- Company Name
- Cloudheight Solutions
- Job Title
- ML Engineer
- Job Description
-
**Job title**
ML Engineer (Performance Optimization)
**Role Summary**
Lead end‑to‑end performance engineering for AI/ML foundation models, driving latency, cost, and throughput improvements across training, inference, and deployment pipelines. Design GPU‑accelerated components, implement custom CUDA kernels, and build internal tooling for continuous performance validation.
**Expectations**
- 5+ years of hands‑on experience in ML systems, performance engineering, or advanced software engineering roles (or 3+ years with an MS/PhD in CS, EE, or related field).
- Proven expertise in profiling, debugging, and optimizing deep‑learning workloads for latency, throughput, and cost at scale.
- Senior knowledge of distributed training/inference strategies (data/model/sharding, pipeline parallelism).
**Key Responsibilities**
- Own performance, scalability, and reliability of foundation models during training, inference, and deployment.
- Profile and optimize the entire ML stack: data pipelines, training loops, inference serving, and deployment workflows.
- Design, implement, and integrate GPU‑accelerated components; develop custom CUDA kernels as needed.
- Reduce latency and cost per inference token while maximizing throughput and GPU utilization.
- Translate product requirements into measurable performance goals (p50/p95/p99 latency, throughput, GPU‑utilization, memory footprint, cost/ token) and technical roadmaps.

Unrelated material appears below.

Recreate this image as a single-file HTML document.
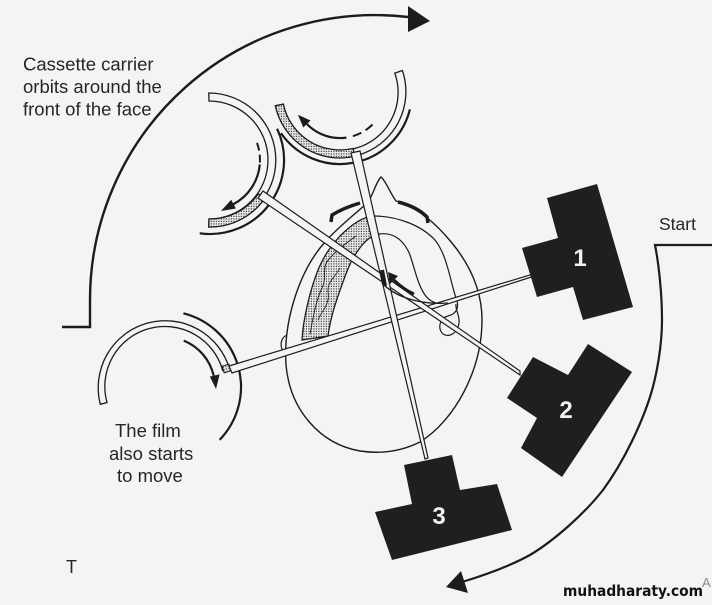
<!DOCTYPE html>
<html><head><meta charset="utf-8"><style>
html,body{margin:0;padding:0;background:#f4f4f2;}
svg{display:block;}
text{font-family:"Liberation Sans",Arial,sans-serif;fill:#262626;}
</style></head><body>
<svg width="712" height="605" viewBox="0 0 712 605" xmlns="http://www.w3.org/2000/svg">
<defs>
<pattern id="dots" width="2.5" height="2.5" patternUnits="userSpaceOnUse">
<rect width="2.5" height="2.5" fill="#e8e8e6"/><rect x="0.8" y="0.8" width="1.2" height="1.2" fill="#444"/>
</pattern>
</defs>
<rect width="712" height="605" fill="#f4f4f2"/>

<!-- big left orbit arc -->
<path d="M62,327 L90,327 L90,300 A285,285 0 0,1 408,17" fill="none" stroke="#1c1c1c" stroke-width="2.4"/>
<polygon points="408,6 430,21 408,32" fill="#1c1c1c"/>

<!-- right Start arc -->
<path d="M712,245 L655,245 C659,265 662,295 662,320 C662,345 657,375 650,397 C642,422 625,460 603,490 C585,513 555,540 530,555 C510,566 485,575 462,582" fill="none" stroke="#1c1c1c" stroke-width="2.2"/>
<polygon points="446,587 461,571 468,593" fill="#1c1c1c"/>

<!-- head outline -->
<path d="M381,177 C386,181 390,193 396,201 C415,206 435,222 452,243 C470,265 482,290 482,320 C482,370 455,420 420,442 C400,452 380,454 360,451 C320,444 290,410 286,365 C283,320 300,270 325,242 C340,225 358,212 368,202 C373,195 376,182 381,177 Z" fill="none" stroke="#1c1c1c" stroke-width="1.4"/>
<path d="M287,335 C280,338 279,348 285,353" fill="none" stroke="#1c1c1c" stroke-width="1.2"/>

<!-- stippled mandible band -->
<path d="M302,340 C303,320 310,290 318,270 C324,256 330,247 340,236 C350,226 362,217 373,216 L376,235 C368,237 360,246 352,260 C346,272 340,290 335,305 C331,318 329,328 328,336 Z" fill="url(#dots)" stroke="#1c1c1c" stroke-width="1.3"/>
<path d="M310,334 C313,318 316,300 322,288 C328,276 320,268 330,258 C337,250 345,244 356,236" fill="none" stroke="#1c1c1c" stroke-width="0.9"/>
<path d="M318,320 C322,310 330,305 328,292 C327,282 336,276 340,268" fill="none" stroke="#1c1c1c" stroke-width="0.8"/>

<!-- inner contours -->
<path d="M373,216 C395,216 420,224 435,240 C447,255 450,280 456,298 C460,308 456,314 448,316 C440,318 437,328 443,334 C449,338 458,333 459,323 C460,315 455,310 456,304" fill="none" stroke="#1c1c1c" stroke-width="1.2"/>
<path d="M375,235 C392,230 404,240 410,255 C415,270 418,285 425,295 C430,302 436,303 442,305" fill="none" stroke="#1c1c1c" stroke-width="1.2"/>

<!-- thick marks on head -->
<path d="M331,222 L332,215 C340,210 350,206 360,203" fill="none" stroke="#1c1c1c" stroke-width="3.5"/>
<path d="M398,202 C410,205 420,210 427,217 L428,223" fill="none" stroke="#1c1c1c" stroke-width="3.5"/>

<!-- Cassette B (position 1) -->
<path d="M100.3,404.3 A67,67 0 0,1 229.4,368.5 L222.7,370.5 A60,60 0 0,0 107,402.5 Z" fill="#f4f4f2" stroke="#1c1c1c" stroke-width="1.3"/>
<rect x="223" y="365" width="7" height="7" fill="url(#dots)" stroke="#1c1c1c" stroke-width="1" transform="rotate(-17 226.5 368.5)"/>
<path d="M183.4,313.3 A76,76 0 0,1 219.7,439.8" fill="none" stroke="#1c1c1c" stroke-width="2.2"/>
<path d="M183.7,340.6 A50,50 0 0,1 213.7,375.8" fill="none" stroke="#1c1c1c" stroke-width="2.2"/>
<polygon points="209.8,376.6 219.6,374.4 216,389" fill="#1c1c1c"/>

<!-- Cassette A (position 2) -->
<path d="M208.8,93 A67,67 0 1,1 208.8,227 L209,219 A59,59 0 1,0 209,101 Z" fill="#f4f4f2" stroke="#1c1c1c" stroke-width="1.3"/>
<path d="M264.9,198.4 A67,67 0 0,1 208.8,227 L209,219 A59,59 0 0,0 258.3,193.8 Z" fill="url(#dots)" stroke="#1c1c1c" stroke-width="1.3"/>
<path d="M277.1,128.7 A74,74 0 0,1 199.7,233.3" fill="none" stroke="#1c1c1c" stroke-width="2.2"/>
<path d="M257,142.9 A50,50 0 0,1 259.9,162.6" fill="none" stroke="#1c1c1c" stroke-width="2" stroke-dasharray="8,4"/>
<path d="M259.8,164.4 A50,50 0 0,1 233.5,204.1" fill="none" stroke="#1c1c1c" stroke-width="2.2"/>
<polygon points="235.9,208.5 231.2,199.7 221,211" fill="#1c1c1c"/>

<!-- Cassette C (position 3) -->
<path d="M402.4,70.5 A66,66 0 1,1 275.4,105.7 L283.3,104.1 A58,58 0 1,0 394.8,73.1 Z" fill="#f4f4f2" stroke="#1c1c1c" stroke-width="1.3"/>
<path d="M354.8,156.3 A66,66 0 0,1 275.4,105.7 L283.3,104.1 A58,58 0 0,0 353,148.5 Z" fill="url(#dots)" stroke="#1c1c1c" stroke-width="1.3"/>
<path d="M409.9,109.4 A72,72 0 0,1 281,133.3" fill="none" stroke="#1c1c1c" stroke-width="2.2"/>
<path d="M372.5,124.5 A46,46 0 0,1 349.6,137" fill="none" stroke="#1c1c1c" stroke-width="2" stroke-dasharray="9,5"/>
<path d="M346.4,137.6 A46,46 0 0,1 306.9,124" fill="none" stroke="#1c1c1c" stroke-width="2.2"/>
<polygon points="303.3,127.5 310.5,120.5 297.9,114.7" fill="#1c1c1c"/>

<!-- arms / bars -->
<polygon points="229,366 533,274 533,276.5 232,373" fill="#f4f4f2" stroke="#1c1c1c" stroke-width="1.2"/>
<polygon points="263,191 520,371 520,375 258,198" fill="#f4f4f2" stroke="#1c1c1c" stroke-width="1.2"/>
<polygon points="351,153 360,151 428,458 425,459" fill="#f4f4f2" stroke="#1c1c1c" stroke-width="1.2"/>

<!-- centre rotation marks -->
<path d="M382,270 L385,286" stroke="#1c1c1c" stroke-width="4"/>
<path d="M382,283 C395,297 420,305 448,303" fill="none" stroke="#1c1c1c" stroke-width="1.3"/>
<path d="M414,294 C405,290 399,285 394,280" fill="none" stroke="#1c1c1c" stroke-width="3"/>
<polygon points="388,272 390,284 398,276" fill="#1c1c1c"/>

<!-- tubes -->
<polygon points="547,198 597,184 633,307 583,320 573,287 537,297 522,248 558,238" fill="#1f1f1f"/>
<polygon points="588,344 632,372 562,477 521,448 537,418 507,398 533,357 568,375" fill="#1f1f1f"/>
<polygon points="404,465 452,455 460,490 497,484 512,530 392,560 375,512 412,504" fill="#1f1f1f"/>
<text x="580" y="266" font-size="24" font-weight="bold" text-anchor="middle" style="fill:#f2f2f2">1</text>
<text x="566" y="418" font-size="24" font-weight="bold" text-anchor="middle" style="fill:#f2f2f2">2</text>
<text x="439" y="524" font-size="24" font-weight="bold" text-anchor="middle" style="fill:#f2f2f2">3</text>

<!-- labels -->
<text x="23" y="70.5" font-size="18.5">Cassette carrier</text>
<text x="23" y="93" font-size="18.5">orbits around the</text>
<text x="23" y="115.5" font-size="18.5">front of the face</text>
<text x="115" y="437" font-size="18.5">The film</text>
<text x="109" y="460" font-size="18.5">also starts</text>
<text x="117" y="482" font-size="18.5">to move</text>
<text x="659" y="230" font-size="17.5">Start</text>
<text x="66" y="573" font-size="18">T</text>
<text x="563" y="596" font-size="15" font-weight="bold" textLength="140" lengthAdjust="spacingAndGlyphs" style="font-family:'DejaVu Sans','Liberation Sans',sans-serif;fill:#111">muhadharaty.com</text>
<text x="702" y="587" font-size="13" style="fill:#888">A</text>
</svg>
</body></html>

- Build and maintain internal benchmarking, evaluation harnesses, and automation for continuous performance validation.
- Contribute to model architecture and system‑design decisions that impact performance, robustness, and operational efficiency.
- Advocate best practices for performance‑aware development, monitoring, and continuous improvement across the engineering team.
**Required Skills**
- Deep learning frameworks: PyTorch (core) and familiarity with TensorFlow.
- Model export/runtime formats: TorchScript, ONNX, SavedModel.
- CUDA programming: kernel development, GPU memory management, asynchronous execution.
- Performance optimization techniques: mixed precision (FP16/BF16/AMP), quantization (PTQ/QAT, int8, q4/q8), pruning, distillation, activation checkpointing, operator fusion, batch/caching strategies.
- Experience with large transformer models, attention kernel optimization, and memory/compute trade‑offs.
- Distributed training/inference: data/model/sharding, pipeline parallelism, tensor parallelism, ZeRO, sharding, Horovod.
- Cloud deployment: AWS, Azure, or GCP; containerized deployments with Docker, Kubernetes.
- Experiment tracking, monitoring, and evaluation pipelines.
- Optional: custom CUDA kernel development, integration with low‑level GPU libraries (cuBLAS/cuDNN, NCCL), inference serving (Triton, TensorRT, FasterTransformer, DeepSpeed).
**Required Education & Certifications**
- Bachelor’s degree in Computer Science, Electrical Engineering, or related technical field (preferred MS/PhD for candidates with fewer years of experience).